**DATA FOR THE TASK**.
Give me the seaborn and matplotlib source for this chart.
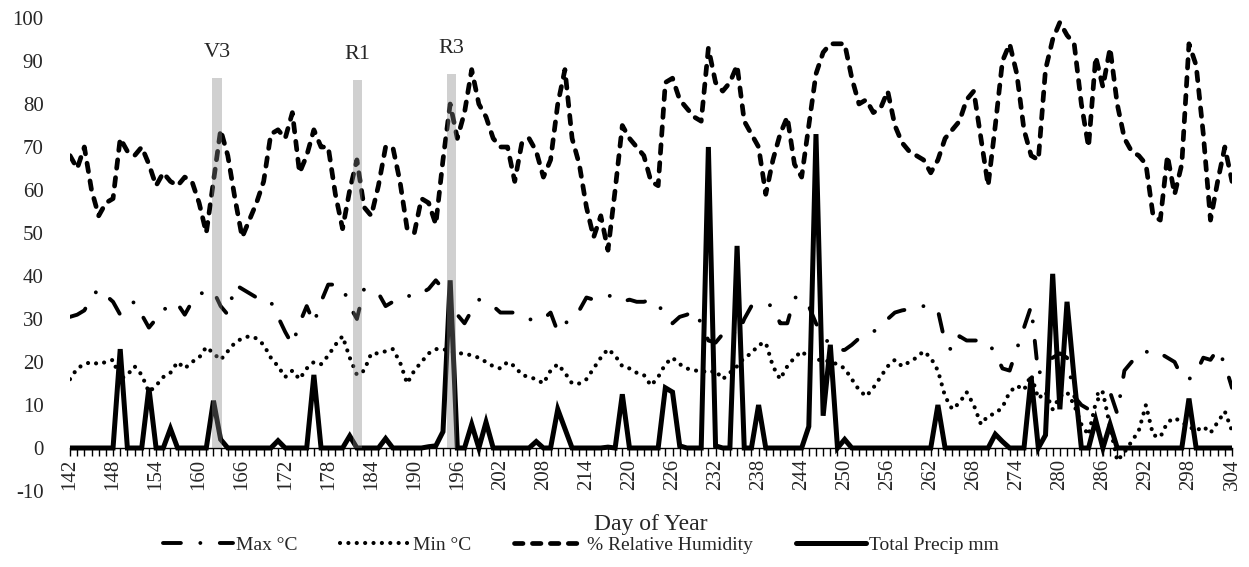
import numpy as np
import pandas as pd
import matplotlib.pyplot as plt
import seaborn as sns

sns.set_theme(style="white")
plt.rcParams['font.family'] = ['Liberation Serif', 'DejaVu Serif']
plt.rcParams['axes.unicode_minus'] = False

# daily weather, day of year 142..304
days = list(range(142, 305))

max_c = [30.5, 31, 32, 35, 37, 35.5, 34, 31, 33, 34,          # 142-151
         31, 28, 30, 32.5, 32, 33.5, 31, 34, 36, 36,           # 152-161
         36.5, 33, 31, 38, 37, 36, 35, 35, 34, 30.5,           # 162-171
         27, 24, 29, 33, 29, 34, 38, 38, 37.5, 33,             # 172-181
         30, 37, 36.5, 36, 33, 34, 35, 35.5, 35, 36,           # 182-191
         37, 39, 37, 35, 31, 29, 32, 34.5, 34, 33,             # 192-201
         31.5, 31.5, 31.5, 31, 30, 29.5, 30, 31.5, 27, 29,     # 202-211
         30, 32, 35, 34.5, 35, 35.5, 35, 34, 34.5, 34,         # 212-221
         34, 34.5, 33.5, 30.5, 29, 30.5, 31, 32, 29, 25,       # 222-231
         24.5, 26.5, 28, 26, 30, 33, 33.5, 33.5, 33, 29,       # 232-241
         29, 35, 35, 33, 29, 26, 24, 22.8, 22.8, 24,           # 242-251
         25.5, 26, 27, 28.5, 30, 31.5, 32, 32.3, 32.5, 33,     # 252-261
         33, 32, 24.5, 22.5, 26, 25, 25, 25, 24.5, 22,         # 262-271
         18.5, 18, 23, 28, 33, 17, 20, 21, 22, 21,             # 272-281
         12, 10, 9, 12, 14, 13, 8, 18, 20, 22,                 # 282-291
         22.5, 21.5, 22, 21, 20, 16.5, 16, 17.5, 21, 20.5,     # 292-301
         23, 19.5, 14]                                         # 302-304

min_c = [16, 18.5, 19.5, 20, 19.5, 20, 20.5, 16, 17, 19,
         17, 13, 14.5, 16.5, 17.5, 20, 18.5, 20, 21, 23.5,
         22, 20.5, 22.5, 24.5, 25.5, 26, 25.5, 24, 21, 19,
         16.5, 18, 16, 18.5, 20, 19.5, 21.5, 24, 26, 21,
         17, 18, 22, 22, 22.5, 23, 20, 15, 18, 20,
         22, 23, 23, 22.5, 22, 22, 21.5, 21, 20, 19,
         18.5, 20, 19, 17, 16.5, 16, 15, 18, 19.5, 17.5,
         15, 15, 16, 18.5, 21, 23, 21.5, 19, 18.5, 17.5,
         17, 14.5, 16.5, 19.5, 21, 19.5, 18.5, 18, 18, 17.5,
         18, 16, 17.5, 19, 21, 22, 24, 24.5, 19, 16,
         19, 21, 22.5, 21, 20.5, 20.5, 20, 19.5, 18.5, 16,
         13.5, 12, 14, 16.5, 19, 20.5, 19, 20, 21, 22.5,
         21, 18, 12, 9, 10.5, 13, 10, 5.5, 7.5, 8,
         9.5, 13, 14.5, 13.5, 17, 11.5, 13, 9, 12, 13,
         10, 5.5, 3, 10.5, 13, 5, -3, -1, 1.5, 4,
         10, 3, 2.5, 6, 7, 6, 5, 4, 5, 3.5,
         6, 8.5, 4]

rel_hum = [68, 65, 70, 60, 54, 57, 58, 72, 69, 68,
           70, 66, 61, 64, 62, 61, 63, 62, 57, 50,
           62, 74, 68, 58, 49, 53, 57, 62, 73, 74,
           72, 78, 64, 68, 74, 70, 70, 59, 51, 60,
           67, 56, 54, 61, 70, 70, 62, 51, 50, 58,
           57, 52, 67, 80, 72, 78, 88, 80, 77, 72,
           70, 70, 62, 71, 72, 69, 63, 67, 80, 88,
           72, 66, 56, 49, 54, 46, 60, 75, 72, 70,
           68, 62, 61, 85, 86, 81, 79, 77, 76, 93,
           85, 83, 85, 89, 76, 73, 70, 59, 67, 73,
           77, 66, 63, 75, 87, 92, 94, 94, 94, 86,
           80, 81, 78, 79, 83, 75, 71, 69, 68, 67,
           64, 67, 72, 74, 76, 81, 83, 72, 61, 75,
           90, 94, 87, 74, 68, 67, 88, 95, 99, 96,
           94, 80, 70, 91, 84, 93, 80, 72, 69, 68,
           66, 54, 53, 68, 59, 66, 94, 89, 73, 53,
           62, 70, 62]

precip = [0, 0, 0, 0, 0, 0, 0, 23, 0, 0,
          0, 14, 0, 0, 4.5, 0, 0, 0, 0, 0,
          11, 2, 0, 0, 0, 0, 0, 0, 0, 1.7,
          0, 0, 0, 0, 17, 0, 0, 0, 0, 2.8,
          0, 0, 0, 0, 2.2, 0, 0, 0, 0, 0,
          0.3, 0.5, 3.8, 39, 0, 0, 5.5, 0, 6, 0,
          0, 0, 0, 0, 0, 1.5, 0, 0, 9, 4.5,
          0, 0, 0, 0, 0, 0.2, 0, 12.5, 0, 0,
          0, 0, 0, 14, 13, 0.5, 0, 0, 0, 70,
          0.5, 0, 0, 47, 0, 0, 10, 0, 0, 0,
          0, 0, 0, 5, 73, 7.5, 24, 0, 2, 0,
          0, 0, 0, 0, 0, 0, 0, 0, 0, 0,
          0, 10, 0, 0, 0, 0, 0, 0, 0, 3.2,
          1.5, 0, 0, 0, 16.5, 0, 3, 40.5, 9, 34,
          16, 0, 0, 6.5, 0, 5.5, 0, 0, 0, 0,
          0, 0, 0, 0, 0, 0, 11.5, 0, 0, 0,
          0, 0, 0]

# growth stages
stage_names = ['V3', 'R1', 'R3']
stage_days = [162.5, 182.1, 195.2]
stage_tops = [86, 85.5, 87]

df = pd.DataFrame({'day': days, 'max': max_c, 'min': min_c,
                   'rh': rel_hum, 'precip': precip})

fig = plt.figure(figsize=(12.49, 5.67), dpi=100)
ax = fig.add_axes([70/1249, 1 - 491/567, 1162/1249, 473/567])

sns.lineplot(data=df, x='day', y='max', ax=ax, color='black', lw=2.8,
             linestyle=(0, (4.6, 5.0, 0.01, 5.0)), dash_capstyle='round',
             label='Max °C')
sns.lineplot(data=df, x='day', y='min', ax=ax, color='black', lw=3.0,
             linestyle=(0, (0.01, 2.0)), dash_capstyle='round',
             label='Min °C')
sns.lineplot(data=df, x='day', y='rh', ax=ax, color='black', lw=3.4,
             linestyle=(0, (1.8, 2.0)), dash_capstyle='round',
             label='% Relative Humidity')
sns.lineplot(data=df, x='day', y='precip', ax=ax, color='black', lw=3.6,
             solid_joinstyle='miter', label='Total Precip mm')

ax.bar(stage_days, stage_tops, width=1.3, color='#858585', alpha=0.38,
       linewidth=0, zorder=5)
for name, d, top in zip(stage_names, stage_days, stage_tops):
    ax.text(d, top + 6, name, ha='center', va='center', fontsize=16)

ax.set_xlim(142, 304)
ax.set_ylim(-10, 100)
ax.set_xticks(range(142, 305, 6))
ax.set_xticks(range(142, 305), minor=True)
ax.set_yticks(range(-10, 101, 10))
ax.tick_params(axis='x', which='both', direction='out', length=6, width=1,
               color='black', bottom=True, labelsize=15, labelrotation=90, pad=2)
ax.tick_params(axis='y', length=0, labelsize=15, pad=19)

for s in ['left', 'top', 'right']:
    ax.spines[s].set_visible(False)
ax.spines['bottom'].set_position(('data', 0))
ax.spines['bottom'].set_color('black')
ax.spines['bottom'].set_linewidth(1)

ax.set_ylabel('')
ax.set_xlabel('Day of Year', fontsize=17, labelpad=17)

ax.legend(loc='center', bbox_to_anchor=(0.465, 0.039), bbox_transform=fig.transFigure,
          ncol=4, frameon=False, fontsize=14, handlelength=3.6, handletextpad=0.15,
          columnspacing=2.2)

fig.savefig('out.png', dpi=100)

--

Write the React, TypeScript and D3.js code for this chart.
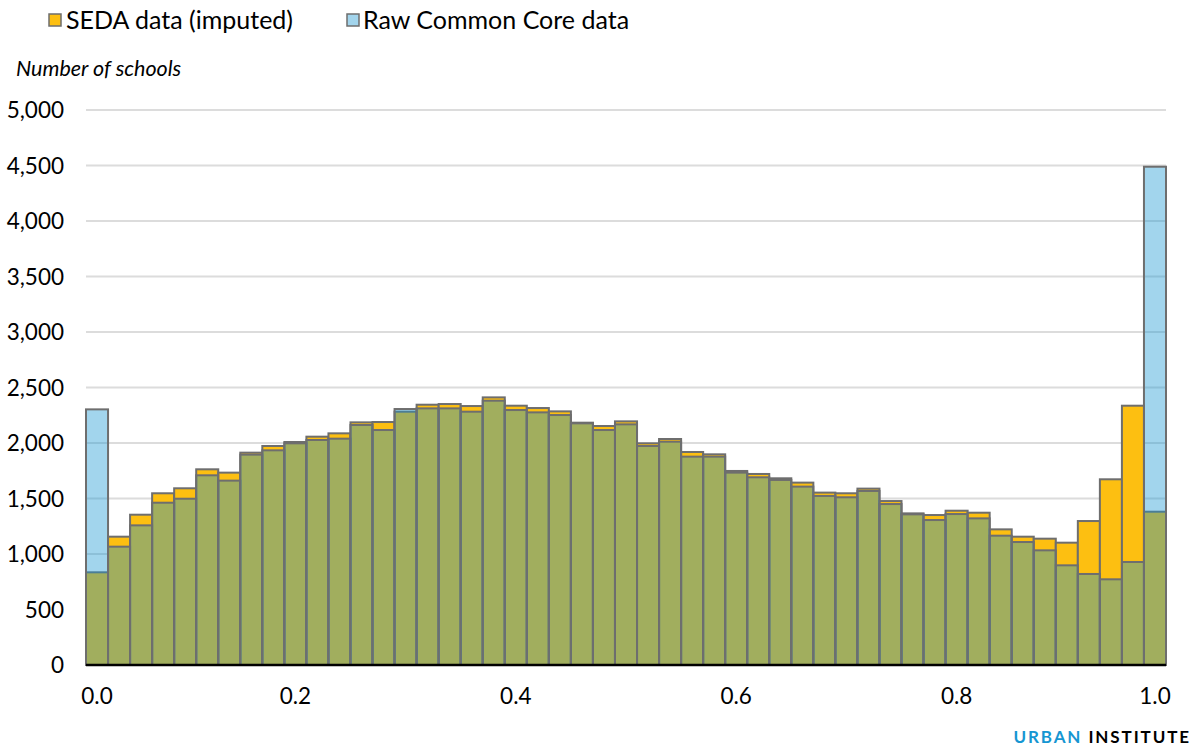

...

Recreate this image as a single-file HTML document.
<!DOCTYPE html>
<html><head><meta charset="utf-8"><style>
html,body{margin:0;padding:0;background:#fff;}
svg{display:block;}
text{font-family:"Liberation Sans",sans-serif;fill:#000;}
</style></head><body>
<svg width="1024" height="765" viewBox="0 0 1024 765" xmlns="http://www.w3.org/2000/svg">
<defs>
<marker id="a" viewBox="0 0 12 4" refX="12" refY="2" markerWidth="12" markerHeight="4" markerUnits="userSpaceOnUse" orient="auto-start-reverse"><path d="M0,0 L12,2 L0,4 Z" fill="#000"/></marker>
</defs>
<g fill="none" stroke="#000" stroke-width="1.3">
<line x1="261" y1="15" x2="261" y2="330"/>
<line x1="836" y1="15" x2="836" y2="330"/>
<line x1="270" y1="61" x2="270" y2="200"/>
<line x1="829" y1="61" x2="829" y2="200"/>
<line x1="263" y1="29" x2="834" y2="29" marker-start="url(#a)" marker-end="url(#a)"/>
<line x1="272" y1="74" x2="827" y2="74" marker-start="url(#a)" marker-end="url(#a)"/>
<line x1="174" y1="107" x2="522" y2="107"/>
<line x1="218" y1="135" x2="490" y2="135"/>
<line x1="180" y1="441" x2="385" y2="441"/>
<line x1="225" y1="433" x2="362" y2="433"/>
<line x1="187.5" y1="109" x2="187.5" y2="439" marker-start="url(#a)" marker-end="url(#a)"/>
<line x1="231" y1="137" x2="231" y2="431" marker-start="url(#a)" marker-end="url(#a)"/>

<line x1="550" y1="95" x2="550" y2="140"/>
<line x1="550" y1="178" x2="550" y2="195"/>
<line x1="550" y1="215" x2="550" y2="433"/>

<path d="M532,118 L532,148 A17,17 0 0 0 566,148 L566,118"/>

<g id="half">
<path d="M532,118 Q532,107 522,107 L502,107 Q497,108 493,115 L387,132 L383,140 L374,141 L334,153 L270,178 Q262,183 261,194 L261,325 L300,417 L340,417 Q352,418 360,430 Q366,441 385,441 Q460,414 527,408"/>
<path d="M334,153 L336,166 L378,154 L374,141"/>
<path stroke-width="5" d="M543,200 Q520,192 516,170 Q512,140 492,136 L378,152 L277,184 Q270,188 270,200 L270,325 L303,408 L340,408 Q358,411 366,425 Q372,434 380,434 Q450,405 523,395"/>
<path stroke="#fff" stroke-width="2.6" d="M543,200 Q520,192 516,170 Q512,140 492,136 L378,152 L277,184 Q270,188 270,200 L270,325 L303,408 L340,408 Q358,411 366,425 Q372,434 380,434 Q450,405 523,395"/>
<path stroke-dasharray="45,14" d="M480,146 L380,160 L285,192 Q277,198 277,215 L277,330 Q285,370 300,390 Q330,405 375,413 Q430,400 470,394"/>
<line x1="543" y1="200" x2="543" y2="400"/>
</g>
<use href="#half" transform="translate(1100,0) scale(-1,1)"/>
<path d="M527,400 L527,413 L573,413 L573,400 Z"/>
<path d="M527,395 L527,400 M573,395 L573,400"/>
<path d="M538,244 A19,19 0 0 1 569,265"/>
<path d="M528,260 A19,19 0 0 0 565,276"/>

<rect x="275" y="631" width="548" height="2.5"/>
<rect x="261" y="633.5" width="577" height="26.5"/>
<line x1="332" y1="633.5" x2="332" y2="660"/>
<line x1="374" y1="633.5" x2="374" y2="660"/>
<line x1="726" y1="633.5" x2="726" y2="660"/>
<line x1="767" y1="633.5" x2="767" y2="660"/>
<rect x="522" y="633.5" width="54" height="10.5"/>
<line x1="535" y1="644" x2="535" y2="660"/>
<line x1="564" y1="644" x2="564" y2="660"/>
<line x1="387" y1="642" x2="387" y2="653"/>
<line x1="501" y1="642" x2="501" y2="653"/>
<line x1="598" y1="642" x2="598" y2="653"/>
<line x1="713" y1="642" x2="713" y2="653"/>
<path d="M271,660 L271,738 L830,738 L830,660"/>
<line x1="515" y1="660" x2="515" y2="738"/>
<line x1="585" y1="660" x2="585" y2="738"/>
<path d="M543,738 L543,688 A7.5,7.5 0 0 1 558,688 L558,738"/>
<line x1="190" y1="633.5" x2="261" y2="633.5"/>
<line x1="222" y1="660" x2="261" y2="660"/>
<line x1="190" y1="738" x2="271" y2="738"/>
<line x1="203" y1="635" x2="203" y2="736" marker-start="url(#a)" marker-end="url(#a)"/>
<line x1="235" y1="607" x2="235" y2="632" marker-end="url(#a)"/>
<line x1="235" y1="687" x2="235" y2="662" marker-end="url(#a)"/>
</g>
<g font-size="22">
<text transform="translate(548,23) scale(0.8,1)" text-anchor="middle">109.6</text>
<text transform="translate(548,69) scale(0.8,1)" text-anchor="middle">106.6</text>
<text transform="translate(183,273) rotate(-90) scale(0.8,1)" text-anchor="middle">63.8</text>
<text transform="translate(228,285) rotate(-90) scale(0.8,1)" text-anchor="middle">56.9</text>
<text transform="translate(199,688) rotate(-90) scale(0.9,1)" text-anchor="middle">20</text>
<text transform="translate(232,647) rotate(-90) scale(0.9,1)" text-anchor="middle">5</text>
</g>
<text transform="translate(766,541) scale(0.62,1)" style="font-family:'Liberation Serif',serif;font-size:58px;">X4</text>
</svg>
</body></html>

**AIM**. Reproduce exactly the section that begins with the line containing "Give me the" and ends with the line containing "days = list(range(142, 305))". Both boundary lines belong in the copy, but pictures do not.

**EXERCISE SOLUTION**.
Give me the seaborn and matplotlib source for this chart.
import numpy as np
import pandas as pd
import matplotlib.pyplot as plt
import seaborn as sns

sns.set_theme(style="white")
plt.rcParams['font.family'] = ['Liberation Serif', 'DejaVu Serif']
plt.rcParams['axes.unicode_minus'] = False

# daily weather, day of year 142..304
days = list(range(142, 305))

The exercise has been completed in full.